-------- Data entries

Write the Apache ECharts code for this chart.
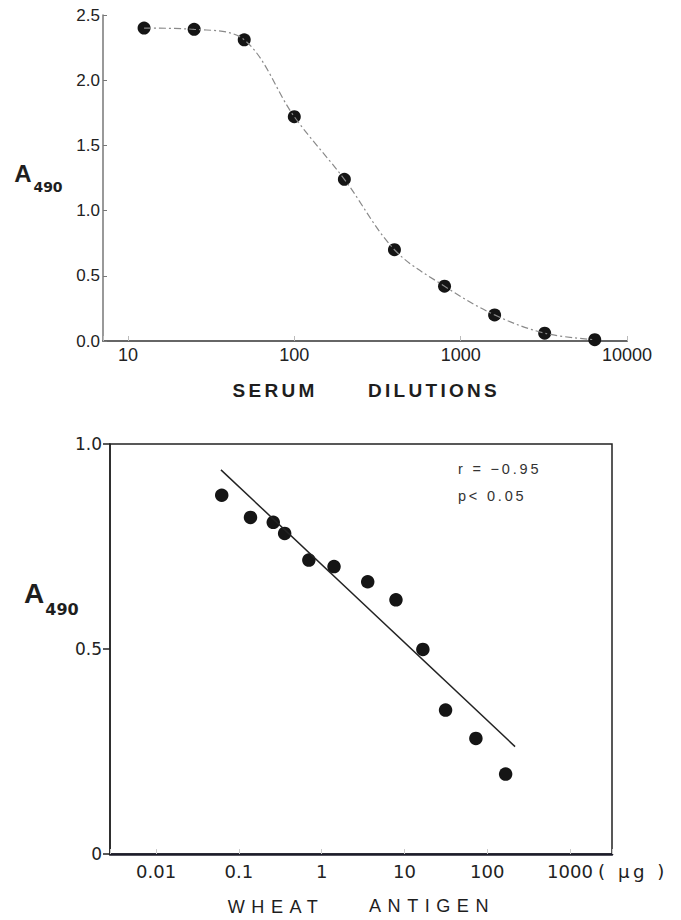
<!DOCTYPE html>
<html>
<head>
  <meta charset="utf-8">
  <title>A490</title>
  <script src="https://cdn.jsdelivr.net/npm/echarts@6/dist/echarts.min.js"></script>
  <style>
    html, body { margin: 0; padding: 0; background: #fff; }
    /* spaced-out axis captions (svg text) */
    #main text[style*="19px"] { letter-spacing: 3.3px; }
    #main text[style*="18.1px"] { letter-spacing: 6.5px; }
    #main text[style*="14.5px"] { letter-spacing: 2.8px; }
    #main text[style*="18.2px"] { letter-spacing: 3.5px; }
  </style>
</head>
<body>
  <div id="main" style="width:681px;height:920px;"></div>
  <script type="text/javascript">
    // top panel: serum dilution curve
    var serumDilution = [12.5, 25, 50, 100, 200, 400, 800, 1600, 3200, 6400];
    var serumA490 = [2.40, 2.39, 2.31, 1.72, 1.24, 0.70, 0.42, 0.20, 0.06, 0.01];
    var serumXLabels = ['10', '100', '1000', '10000'];      // 10^1 .. 10^4
    var serumYLabels = ['0.0', '0.5', '1.0', '1.5', '2.0', '2.5'];

    // bottom panel: wheat antigen inhibition
    var wheatAntigen = [0.062, 0.138, 0.26, 0.357, 0.70, 1.41, 3.6, 7.9, 16.7, 31.4, 73, 167];
    var wheatA490 = [0.875, 0.821, 0.809, 0.782, 0.717, 0.701, 0.664, 0.620, 0.499, 0.351, 0.282, 0.195];
    var fitAntigen = [0.0607, 217];
    var fitA490 = [0.937, 0.262];
    var wheatXLabels = ['0.01', '0.1', '1', '10', '100', '1000']; // 10^-2 .. 10^3
    var wheatYLabels = ['0', '0.5', '1.0'];

    function pairs(xs, ys) {
      return xs.map(function (x, i) { return [x, ys[i]]; });
    }
    function logLabel(labels, firstExp) {
      return function (v) {
        var e = Math.log10(v), r = Math.round(e);
        if (Math.abs(e - r) > 1e-6) return '';
        return labels[r - firstExp] || '';
      };
    }
    function stepLabel(labels, step) {
      return function (v) { return labels[Math.round(v / step)] || ''; };
    }
    function txt(s, x, y, size, family, opt) {
      opt = opt || {};
      return {
        type: 'text', x: x, y: y, silent: true,
        style: {
          text: s, fontSize: size, fontFamily: family,
          fontWeight: opt.weight || 'normal', fill: opt.fill || '#1e1e1e',
          align: opt.align || 'center', textAlign: opt.align || 'center',
          verticalAlign: 'middle', textVerticalAlign: 'middle'
        }
      };
    }

    var myChart = echarts.init(document.getElementById('main'), null, { renderer: 'svg' });

    var option = {
      animation: false,
      backgroundColor: '#fff',
      grid: [
        { left: 103, top: 15, right: 54, bottom: 579 },
        { left: 110, top: 444, right: 69, bottom: 66, show: true, borderColor: '#222', borderWidth: 1.5 }
      ],
      xAxis: [
        {
          gridIndex: 0, type: 'log', logBase: 10, min: 7.08, max: 10000,
          axisLine: { lineStyle: { color: '#666', width: 2 } },
          axisTick: { inside: true, length: 5, lineStyle: { color: '#bbb' } },
          axisLabel: { formatter: logLabel(serumXLabels, 1), color: '#222', fontSize: 18,
                       fontFamily: 'Liberation Sans', margin: 5 },
          splitLine: { show: false }, minorTick: { show: false }
        },
        {
          gridIndex: 1, type: 'log', logBase: 10, min: 0.00277, max: 3220,
          axisLine: { lineStyle: { color: '#1c1c2a', width: 2.5 } },
          axisTick: { inside: true, length: 5, lineStyle: { color: '#ccc' } },
          axisLabel: { formatter: logLabel(wheatXLabels, -2), color: '#222', fontSize: 18,
                       fontFamily: 'DejaVu Sans', margin: 8 },
          splitLine: { show: false }, minorTick: { show: false }
        }
      ],
      yAxis: [
        {
          gridIndex: 0, type: 'value', min: 0, max: 2.5, interval: 0.5,
          axisLine: { show: true, lineStyle: { color: '#777', width: 1.5 } },
          axisTick: { show: true, inside: true, length: 4, lineStyle: { color: '#777' } },
          axisLabel: { formatter: stepLabel(serumYLabels, 0.5), color: '#222', fontSize: 17,
                       fontFamily: 'Liberation Sans', margin: 3 },
          splitLine: { show: false }
        },
        {
          gridIndex: 1, type: 'value', min: 0, max: 1, interval: 0.5,
          axisLine: { show: true, lineStyle: { color: '#222', width: 1.5 } },
          axisTick: { show: true, length: 7, lineStyle: { color: '#222', width: 1.5 } },
          axisLabel: { formatter: stepLabel(wheatYLabels, 0.5), color: '#222', fontSize: 17,
                       fontFamily: 'DejaVu Sans', margin: 8 },
          splitLine: { show: false }
        }
      ],
      series: [
        {
          type: 'line', xAxisIndex: 0, yAxisIndex: 0,
          data: pairs(serumDilution, serumA490),
          smooth: 0.35, showSymbol: false, silent: true,
          lineStyle: { color: '#8a8a8a', width: 1.2, type: [7, 3, 2, 3] }
        },
        {
          type: 'scatter', xAxisIndex: 0, yAxisIndex: 0,
          data: pairs(serumDilution, serumA490),
          symbolSize: 13, itemStyle: { color: '#151515', opacity: 1 }
        },
        {
          type: 'line', xAxisIndex: 1, yAxisIndex: 1,
          data: pairs(fitAntigen, fitA490),
          showSymbol: false, silent: true,
          lineStyle: { color: '#222', width: 1.5 }
        },
        {
          type: 'scatter', xAxisIndex: 1, yAxisIndex: 1,
          data: pairs(wheatAntigen, wheatA490),
          symbolSize: 13.5, itemStyle: { color: '#151515', opacity: 1 }
        }
      ],
      graphic: {
        elements: [
          txt('A', 23, 173, 24, 'Liberation Sans', { weight: 'bold' }),
          txt('490', 48, 187, 14, 'DejaVu Sans', { weight: 'bold' }),
          txt('A', 34, 593, 28, 'Liberation Sans', { weight: 'bold' }),
          txt('490', 62, 609, 16, 'DejaVu Sans', { weight: 'bold' }),
          txt('SERUM', 275, 390, 19, 'Liberation Sans', { weight: 'bold' }),
          txt('DILUTIONS', 434, 390, 19, 'Liberation Sans', { weight: 'bold' }),
          txt('WHEAT', 276, 907, 18.1, 'Liberation Sans'),
          txt('ANTIGEN', 432, 906, 18.1, 'Liberation Sans'),
          txt('r = \u22120.95', 458, 469, 14.5, 'Liberation Sans', { align: 'left', fill: '#333' }),
          txt('p< 0.05', 458, 496, 14.5, 'Liberation Sans', { align: 'left', fill: '#333' }),
          txt('( \u03bcg )', 598, 871, 18.2, 'DejaVu Sans', { align: 'left' })
        ]
      }
    };
    myChart.setOption(option);
  </script>
</body>
</html>
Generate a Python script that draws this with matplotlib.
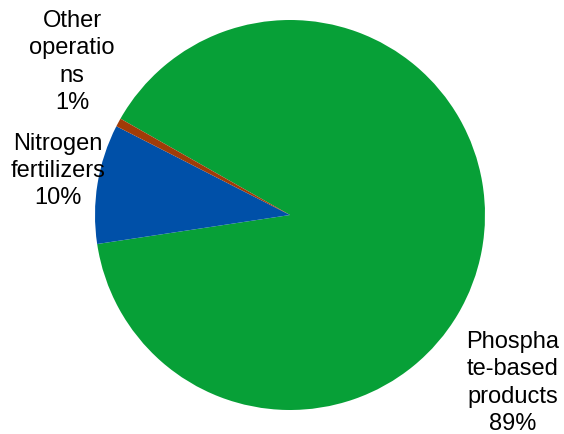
import matplotlib.pyplot as plt

labels = ['Phospha\nte-based\nproducts\n89%', 'Nitrogen\nfertilizers\n10%', 'Other\noperatio\nns\n1%']
values = [89.4, 9.9, 0.7]
colors = ['#07A037', '#0050A8', '#A03C08']

W, H = 564, 435
fig = plt.figure(figsize=(W / 100, H / 100), dpi=100)
ax = fig.add_axes([0, 0, 1, 1])

ax.pie(values, colors=colors, startangle=150.4, counterclock=False,
       center=(290, H - 216), radius=195, wedgeprops=dict(linewidth=0))
ax.set_xlim(0, W)
ax.set_ylim(0, H)
ax.set_aspect('equal')
ax.axis('off')

# label positions (pixel coords of each block centre)
label_pos = [(513, 383), (58, 171), (72, 62)]
for txt, (x, y) in zip(labels, label_pos):
    ax.text(x, H - y, txt, ha='center', va='center', fontsize=17,
            family='Liberation Sans', linespacing=1.3)

fig.savefig('out.png', dpi=100)
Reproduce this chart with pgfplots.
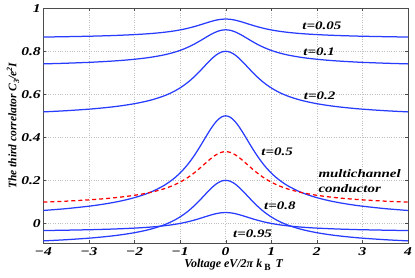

----------------

Exercise directions → Omit the pictures and restate the rest of the records verbatim.

Result →
Write the Apache ECharts code for this chart.
<!DOCTYPE html>
<html>
<head>
  <meta charset="utf-8">
  <title>A490</title>
  <script src="https://cdn.jsdelivr.net/npm/echarts@6/dist/echarts.min.js"></script>
  <style>
    html, body { margin: 0; padding: 0; background: #fff; }
    /* spaced-out axis captions (svg text) */
    #main text[style*="19px"] { letter-spacing: 3.3px; }
    #main text[style*="18.1px"] { letter-spacing: 6.5px; }
    #main text[style*="14.5px"] { letter-spacing: 2.8px; }
    #main text[style*="18.2px"] { letter-spacing: 3.5px; }
  </style>
</head>
<body>
  <div id="main" style="width:681px;height:920px;"></div>
  <script type="text/javascript">
    // top panel: serum dilution curve
    var serumDilution = [12.5, 25, 50, 100, 200, 400, 800, 1600, 3200, 6400];
    var serumA490 = [2.40, 2.39, 2.31, 1.72, 1.24, 0.70, 0.42, 0.20, 0.06, 0.01];
    var serumXLabels = ['10', '100', '1000', '10000'];      // 10^1 .. 10^4
    var serumYLabels = ['0.0', '0.5', '1.0', '1.5', '2.0', '2.5'];

    // bottom panel: wheat antigen inhibition
    var wheatAntigen = [0.062, 0.138, 0.26, 0.357, 0.70, 1.41, 3.6, 7.9, 16.7, 31.4, 73, 167];
    var wheatA490 = [0.875, 0.821, 0.809, 0.782, 0.717, 0.701, 0.664, 0.620, 0.499, 0.351, 0.282, 0.195];
    var fitAntigen = [0.0607, 217];
    var fitA490 = [0.937, 0.262];
    var wheatXLabels = ['0.01', '0.1', '1', '10', '100', '1000']; // 10^-2 .. 10^3
    var wheatYLabels = ['0', '0.5', '1.0'];

    function pairs(xs, ys) {
      return xs.map(function (x, i) { return [x, ys[i]]; });
    }
    function logLabel(labels, firstExp) {
      return function (v) {
        var e = Math.log10(v), r = Math.round(e);
        if (Math.abs(e - r) > 1e-6) return '';
        return labels[r - firstExp] || '';
      };
    }
    function stepLabel(labels, step) {
      return function (v) { return labels[Math.round(v / step)] || ''; };
    }
    function txt(s, x, y, size, family, opt) {
      opt = opt || {};
      return {
        type: 'text', x: x, y: y, silent: true,
        style: {
          text: s, fontSize: size, fontFamily: family,
          fontWeight: opt.weight || 'normal', fill: opt.fill || '#1e1e1e',
          align: opt.align || 'center', textAlign: opt.align || 'center',
          verticalAlign: 'middle', textVerticalAlign: 'middle'
        }
      };
    }

    var myChart = echarts.init(document.getElementById('main'), null, { renderer: 'svg' });

    var option = {
      animation: false,
      backgroundColor: '#fff',
      grid: [
        { left: 103, top: 15, right: 54, bottom: 579 },
        { left: 110, top: 444, right: 69, bottom: 66, show: true, borderColor: '#222', borderWidth: 1.5 }
      ],
      xAxis: [
        {
          gridIndex: 0, type: 'log', logBase: 10, min: 7.08, max: 10000,
          axisLine: { lineStyle: { color: '#666', width: 2 } },
          axisTick: { inside: true, length: 5, lineStyle: { color: '#bbb' } },
          axisLabel: { formatter: logLabel(serumXLabels, 1), color: '#222', fontSize: 18,
                       fontFamily: 'Liberation Sans', margin: 5 },
          splitLine: { show: false }, minorTick: { show: false }
        },
        {
          gridIndex: 1, type: 'log', logBase: 10, min: 0.00277, max: 3220,
          axisLine: { lineStyle: { color: '#1c1c2a', width: 2.5 } },
          axisTick: { inside: true, length: 5, lineStyle: { color: '#ccc' } },
          axisLabel: { formatter: logLabel(wheatXLabels, -2), color: '#222', fontSize: 18,
                       fontFamily: 'DejaVu Sans', margin: 8 },
          splitLine: { show: false }, minorTick: { show: false }
        }
      ],
      yAxis: [
        {
          gridIndex: 0, type: 'value', min: 0, max: 2.5, interval: 0.5,
          axisLine: { show: true, lineStyle: { color: '#777', width: 1.5 } },
          axisTick: { show: true, inside: true, length: 4, lineStyle: { color: '#777' } },
          axisLabel: { formatter: stepLabel(serumYLabels, 0.5), color: '#222', fontSize: 17,
                       fontFamily: 'Liberation Sans', margin: 3 },
          splitLine: { show: false }
        },
        {
          gridIndex: 1, type: 'value', min: 0, max: 1, interval: 0.5,
          axisLine: { show: true, lineStyle: { color: '#222', width: 1.5 } },
          axisTick: { show: true, length: 7, lineStyle: { color: '#222', width: 1.5 } },
          axisLabel: { formatter: stepLabel(wheatYLabels, 0.5), color: '#222', fontSize: 17,
                       fontFamily: 'DejaVu Sans', margin: 8 },
          splitLine: { show: false }
        }
      ],
      series: [
        {
          type: 'line', xAxisIndex: 0, yAxisIndex: 0,
          data: pairs(serumDilution, serumA490),
          smooth: 0.35, showSymbol: false, silent: true,
          lineStyle: { color: '#8a8a8a', width: 1.2, type: [7, 3, 2, 3] }
        },
        {
          type: 'scatter', xAxisIndex: 0, yAxisIndex: 0,
          data: pairs(serumDilution, serumA490),
          symbolSize: 13, itemStyle: { color: '#151515', opacity: 1 }
        },
        {
          type: 'line', xAxisIndex: 1, yAxisIndex: 1,
          data: pairs(fitAntigen, fitA490),
          showSymbol: false, silent: true,
          lineStyle: { color: '#222', width: 1.5 }
        },
        {
          type: 'scatter', xAxisIndex: 1, yAxisIndex: 1,
          data: pairs(wheatAntigen, wheatA490),
          symbolSize: 13.5, itemStyle: { color: '#151515', opacity: 1 }
        }
      ],
      graphic: {
        elements: [
          txt('A', 23, 173, 24, 'Liberation Sans', { weight: 'bold' }),
          txt('490', 48, 187, 14, 'DejaVu Sans', { weight: 'bold' }),
          txt('A', 34, 593, 28, 'Liberation Sans', { weight: 'bold' }),
          txt('490', 62, 609, 16, 'DejaVu Sans', { weight: 'bold' }),
          txt('SERUM', 275, 390, 19, 'Liberation Sans', { weight: 'bold' }),
          txt('DILUTIONS', 434, 390, 19, 'Liberation Sans', { weight: 'bold' }),
          txt('WHEAT', 276, 907, 18.1, 'Liberation Sans'),
          txt('ANTIGEN', 432, 906, 18.1, 'Liberation Sans'),
          txt('r = \u22120.95', 458, 469, 14.5, 'Liberation Sans', { align: 'left', fill: '#333' }),
          txt('p< 0.05', 458, 496, 14.5, 'Liberation Sans', { align: 'left', fill: '#333' }),
          txt('( \u03bcg )', 598, 871, 18.2, 'DejaVu Sans', { align: 'left' })
        ]
      }
    };
    myChart.setOption(option);
  </script>
</body>
</html>
Generate a Python script that draws this with matplotlib.
import matplotlib.pyplot as plt

labels = ['Phospha\nte-based\nproducts\n89%', 'Nitrogen\nfertilizers\n10%', 'Other\noperatio\nns\n1%']
values = [89.4, 9.9, 0.7]
colors = ['#07A037', '#0050A8', '#A03C08']

W, H = 564, 435
fig = plt.figure(figsize=(W / 100, H / 100), dpi=100)
ax = fig.add_axes([0, 0, 1, 1])

ax.pie(values, colors=colors, startangle=150.4, counterclock=False,
       center=(290, H - 216), radius=195, wedgeprops=dict(linewidth=0))
ax.set_xlim(0, W)
ax.set_ylim(0, H)
ax.set_aspect('equal')
ax.axis('off')

# label positions (pixel coords of each block centre)
label_pos = [(513, 383), (58, 171), (72, 62)]
for txt, (x, y) in zip(labels, label_pos):
    ax.text(x, H - y, txt, ha='center', va='center', fontsize=17,
            family='Liberation Sans', linespacing=1.3)

fig.savefig('out.png', dpi=100)
Reproduce this chart with pgfplots.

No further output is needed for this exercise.